His work is not only a positive assertion of religious knowledge. It also diminishes the character of naturalistic knowledge as being incapable of maintaining, at a minimum, a certainty as to its own exclusive grasp of knowledge. Bu the legitimacy of religious knowledge does not come in contrast to the failure of the naturalist, but that which stands behind it. The Christian appeal to history (documented miracles as evidence of divine intervention, and fulfilled prophecy) provide justification to the belief system.
The Christian faith has warrant (see Plantinga’s Warranted Christian Belief, chapter 8, p. 241ff) when faith is properly defined (p. 246). The faith makes its appeal to, again, history as well as the work of the Holy Spirit in the individual. The former provides a providential perspective on history while the latter provides an individual verification on the matter.[1]
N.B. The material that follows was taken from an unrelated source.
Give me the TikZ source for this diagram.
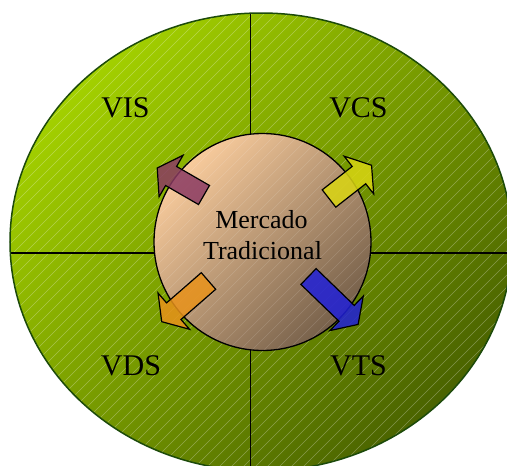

In short, religious knowledge has at least as much justification as naturalistic beliefs. With this justification in hand, one who holds to a Christian belief system can properly bring matters of ethics to the public forum.
[1] Being individual means to some that it is subjective, and suspect as such. It is subjective in that it is individualized, but it is not subjective in being limited to a single individual’s experience. The quantity of people having an experience, or belief, does not affect its legitimacy. Plantinga also appeals to the justified belief system that supported Piltdown Man (WPF, 187, note), and I would likewise point the reader to the brontosaurus as, for decades, a justified belief. Though held as true by many for an extended period of time, with some scientific support, that support ultimately failed. When the justification disappeared then so did the belief in the brontosaur. Sadly, though, the assumptions that allowed the creation of the brontosaur error remain intact.